Chuck D breaks rap culture norms
February 2, 2010
While rap today is often stereotyped as being affiliated with gangster and thug lifestyles, several artists and hip-hop groups such as Chuck D and Public Enemy have instead used their music to express and expose political messages.
Chuck D, activist and founder of the rap group Public Enemy, will share his story and views of rap, race, reality and technology at Sacramento State on Thursday.
The event, hosted by UNIQUE, will be held at 7:30 p.m. in the University Union Ballroom.Zenia LaPorte, UNIQUE programs adviser, said she hopes Chuck D’s messages will reach out to students.
“He’s legendary for different reasons, one being he’s the founder for Public Enemy and then he’s also very vocal about different causes and issues,” LaPorte said. “He has an educational message but he’s also a pop culture icon, so that will hopefully bring students in to hear what he has to say.”
Public Enemy’s first album, “Yo! Bum Rush The Show,” was released in 1987. Soon after Chuck D’s rapping career began, he started lecturing.
He has now been lecturing for 19 years.
He has toured college campuses since 1991 and spoke at Sac State once before in 2004.
“When I was in high school, there was no such thing as rapping as a profession … when the first rap record came out in “79 I happened to coincidentally be in college and I was just excited by how the music was an opportunity for people to express themselves,” Chuck D said.
Rap, Chuck D said, has become a creative outlet that allows him, along with other artists, to educate listeners and spread important messages.
“It’s part of who I am and I am proud of the work I’ve done.
It started at a very special time when I think a lot of people didn’t get the info that they needed through all of the portals that exist now,” Chuck D said. “Music served as a great open area for people to get supplementary information.”
While he may be most famous for his work with Public Enemy, his lecturing and activism have certainly drawn attention.
His lectures have been known to include critiques of the media industry’s selectivity and portrayal of hip-hop and rap music as thuggish.
“My problem happens to be with major media. Major media, when it comes to black artists or brown artists, when it comes down to urban and rap music, usually wants to cover the worst story if any story at all,” Chuck D said. “I really don’t blame the artist as much as I blame the lack of infrastructure, and the lack of accountability and responsibility outside the genre when covering the genre.”
Chuck D has also done work with Air America Radio and Democracy Now!, both news programs that offer political analysis.
Kevin Wehr, sociology professor and a fan of Public Enemy, pointed out that rap music today often has to fit a certain mold in order to sell and appeal to most listeners.
“That message, you know, the girls and the cars and the drugs and the “I’m going to go beat up the police’ or whatever, that’s what sells, and there’s a certain amount of posturing that artists have to do if they want to be seen as legit, to be seen as having street cred,” Wehr said.

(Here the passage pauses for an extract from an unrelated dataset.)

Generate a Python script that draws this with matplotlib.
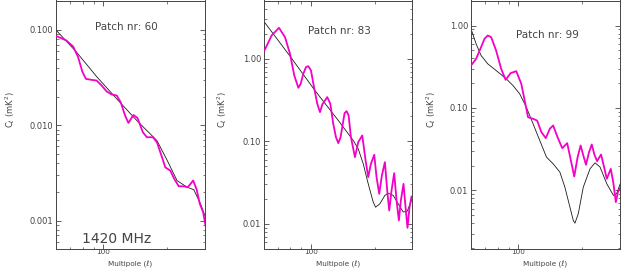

Although Wehr acknowledges the popularity and abundance of gangster rap, he pointed out that there is and always has been politically motivated rap as well. He has even been known to play Public Enemy in his sociology of pop culture class.
“There’s been a long history of political hip-hop. As a matter of fact you can argue, as I argue in my pop culture class, that the origins of hip-hop were political … Hip-hop started as an underground movement and as it came above ground and as it became popular … the politics have largely been stripped away,” Wehr said.
LaPorte said she has received a lot of positive feedback and expects a good turnout to Thursday’s event.
Although Public Enemy and Chuck D may have been more popular in previous decades, Wehr said the message is still just as pertinent today.
“There’s always these questions of well is it old, is it out-of-date, is it irrelevant,” Wehr said. “But if you listen to “Fight the Power’ if you listen to what they were saying if you listen to anything from that album, “Burn Hollywood Burn’ or “911 Is a Joke,’ I mean all of these songs are just as relevant today even if they aren’t as popular as perhaps they should be.”
Chuck D said he hopes to communicate the importance of education and awareness to students.
He said students should strive to become masters of whatever they are passionate about.
“Be the best that they can be and if they’re going to go to any university or any area of higher learning, I tell them to be an expert in what they love,” he said. “If you don’t stand up for something, you’ll fall for anything.”